# Job
Starting at the first line of the entries below, restate each line exactly until you reach the line with "ax.spines[s].set_color('#333333')", and print that one too. Leave the pictures out and stop there.
— START Supplied records —
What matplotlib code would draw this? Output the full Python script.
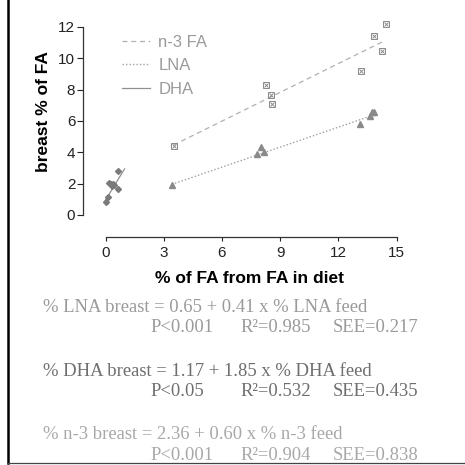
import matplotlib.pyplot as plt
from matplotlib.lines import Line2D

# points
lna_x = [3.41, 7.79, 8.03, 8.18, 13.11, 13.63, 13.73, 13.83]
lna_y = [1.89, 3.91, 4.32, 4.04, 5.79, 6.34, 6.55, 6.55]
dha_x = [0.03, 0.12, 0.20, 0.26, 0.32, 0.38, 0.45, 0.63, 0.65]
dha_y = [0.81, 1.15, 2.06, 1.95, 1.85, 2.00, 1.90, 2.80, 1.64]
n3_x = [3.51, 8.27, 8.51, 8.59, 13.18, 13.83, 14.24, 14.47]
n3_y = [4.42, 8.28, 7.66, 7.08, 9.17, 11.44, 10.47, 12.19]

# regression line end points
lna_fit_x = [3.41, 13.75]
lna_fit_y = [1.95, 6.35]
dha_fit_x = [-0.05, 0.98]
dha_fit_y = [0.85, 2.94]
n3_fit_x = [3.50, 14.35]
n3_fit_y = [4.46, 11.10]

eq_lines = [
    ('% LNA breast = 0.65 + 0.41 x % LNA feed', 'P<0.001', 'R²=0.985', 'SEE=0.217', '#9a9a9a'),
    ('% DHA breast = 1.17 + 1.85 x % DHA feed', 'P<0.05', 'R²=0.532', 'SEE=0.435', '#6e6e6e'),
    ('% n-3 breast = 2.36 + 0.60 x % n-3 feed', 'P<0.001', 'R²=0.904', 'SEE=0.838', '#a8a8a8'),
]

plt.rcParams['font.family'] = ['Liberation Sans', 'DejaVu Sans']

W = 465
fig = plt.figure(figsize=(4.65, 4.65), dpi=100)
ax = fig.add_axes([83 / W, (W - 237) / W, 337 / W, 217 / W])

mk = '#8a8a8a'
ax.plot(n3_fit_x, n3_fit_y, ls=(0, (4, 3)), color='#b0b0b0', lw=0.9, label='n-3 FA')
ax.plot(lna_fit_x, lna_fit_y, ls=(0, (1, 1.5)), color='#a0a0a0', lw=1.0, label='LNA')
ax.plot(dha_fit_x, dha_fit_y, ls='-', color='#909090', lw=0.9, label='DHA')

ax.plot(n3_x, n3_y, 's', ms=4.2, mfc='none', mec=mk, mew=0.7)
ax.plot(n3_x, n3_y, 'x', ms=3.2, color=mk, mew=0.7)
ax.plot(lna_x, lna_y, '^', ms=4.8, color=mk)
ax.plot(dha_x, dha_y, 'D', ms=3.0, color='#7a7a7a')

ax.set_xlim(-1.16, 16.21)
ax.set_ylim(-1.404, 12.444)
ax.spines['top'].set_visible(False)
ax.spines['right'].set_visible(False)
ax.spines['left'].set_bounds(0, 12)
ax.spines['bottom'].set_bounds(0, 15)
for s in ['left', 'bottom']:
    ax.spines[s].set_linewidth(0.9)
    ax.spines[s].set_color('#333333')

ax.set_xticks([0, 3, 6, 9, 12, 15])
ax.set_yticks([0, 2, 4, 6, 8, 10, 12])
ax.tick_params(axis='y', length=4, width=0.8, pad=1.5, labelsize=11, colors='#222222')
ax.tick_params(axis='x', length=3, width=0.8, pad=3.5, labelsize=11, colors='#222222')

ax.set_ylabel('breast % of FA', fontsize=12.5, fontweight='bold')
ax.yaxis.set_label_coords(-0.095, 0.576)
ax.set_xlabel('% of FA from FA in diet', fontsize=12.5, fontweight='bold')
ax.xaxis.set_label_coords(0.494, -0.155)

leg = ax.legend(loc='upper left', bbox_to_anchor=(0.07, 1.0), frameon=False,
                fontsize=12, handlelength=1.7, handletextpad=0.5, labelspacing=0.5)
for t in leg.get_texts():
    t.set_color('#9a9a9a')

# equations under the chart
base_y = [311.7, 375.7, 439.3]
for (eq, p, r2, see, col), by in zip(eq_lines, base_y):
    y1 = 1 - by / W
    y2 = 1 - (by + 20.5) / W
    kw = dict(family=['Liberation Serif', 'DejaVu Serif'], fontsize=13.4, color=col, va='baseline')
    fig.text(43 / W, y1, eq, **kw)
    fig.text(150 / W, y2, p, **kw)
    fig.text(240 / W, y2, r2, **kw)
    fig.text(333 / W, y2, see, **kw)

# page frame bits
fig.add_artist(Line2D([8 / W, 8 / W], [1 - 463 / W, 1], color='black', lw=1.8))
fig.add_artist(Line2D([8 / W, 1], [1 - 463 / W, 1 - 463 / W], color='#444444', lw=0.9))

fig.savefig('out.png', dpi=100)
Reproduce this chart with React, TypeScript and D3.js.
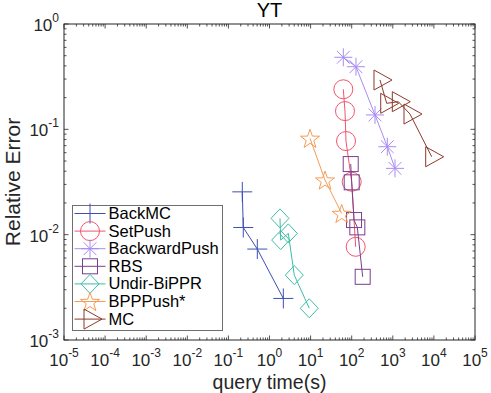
— END Supplied records —
# Exercise solution
What matplotlib code would draw this? Output the full Python script.
import matplotlib.pyplot as plt
from matplotlib.lines import Line2D

# points
lna_x = [3.41, 7.79, 8.03, 8.18, 13.11, 13.63, 13.73, 13.83]
lna_y = [1.89, 3.91, 4.32, 4.04, 5.79, 6.34, 6.55, 6.55]
dha_x = [0.03, 0.12, 0.20, 0.26, 0.32, 0.38, 0.45, 0.63, 0.65]
dha_y = [0.81, 1.15, 2.06, 1.95, 1.85, 2.00, 1.90, 2.80, 1.64]
n3_x = [3.51, 8.27, 8.51, 8.59, 13.18, 13.83, 14.24, 14.47]
n3_y = [4.42, 8.28, 7.66, 7.08, 9.17, 11.44, 10.47, 12.19]

# regression line end points
lna_fit_x = [3.41, 13.75]
lna_fit_y = [1.95, 6.35]
dha_fit_x = [-0.05, 0.98]
dha_fit_y = [0.85, 2.94]
n3_fit_x = [3.50, 14.35]
n3_fit_y = [4.46, 11.10]

eq_lines = [
    ('% LNA breast = 0.65 + 0.41 x % LNA feed', 'P<0.001', 'R²=0.985', 'SEE=0.217', '#9a9a9a'),
    ('% DHA breast = 1.17 + 1.85 x % DHA feed', 'P<0.05', 'R²=0.532', 'SEE=0.435', '#6e6e6e'),
    ('% n-3 breast = 2.36 + 0.60 x % n-3 feed', 'P<0.001', 'R²=0.904', 'SEE=0.838', '#a8a8a8'),
]

plt.rcParams['font.family'] = ['Liberation Sans', 'DejaVu Sans']

W = 465
fig = plt.figure(figsize=(4.65, 4.65), dpi=100)
ax = fig.add_axes([83 / W, (W - 237) / W, 337 / W, 217 / W])

mk = '#8a8a8a'
ax.plot(n3_fit_x, n3_fit_y, ls=(0, (4, 3)), color='#b0b0b0', lw=0.9, label='n-3 FA')
ax.plot(lna_fit_x, lna_fit_y, ls=(0, (1, 1.5)), color='#a0a0a0', lw=1.0, label='LNA')
ax.plot(dha_fit_x, dha_fit_y, ls='-', color='#909090', lw=0.9, label='DHA')

ax.plot(n3_x, n3_y, 's', ms=4.2, mfc='none', mec=mk, mew=0.7)
ax.plot(n3_x, n3_y, 'x', ms=3.2, color=mk, mew=0.7)
ax.plot(lna_x, lna_y, '^', ms=4.8, color=mk)
ax.plot(dha_x, dha_y, 'D', ms=3.0, color='#7a7a7a')

ax.set_xlim(-1.16, 16.21)
ax.set_ylim(-1.404, 12.444)
ax.spines['top'].set_visible(False)
ax.spines['right'].set_visible(False)
ax.spines['left'].set_bounds(0, 12)
ax.spines['bottom'].set_bounds(0, 15)
for s in ['left', 'bottom']:
    ax.spines[s].set_linewidth(0.9)
    ax.spines[s].set_color('#333333')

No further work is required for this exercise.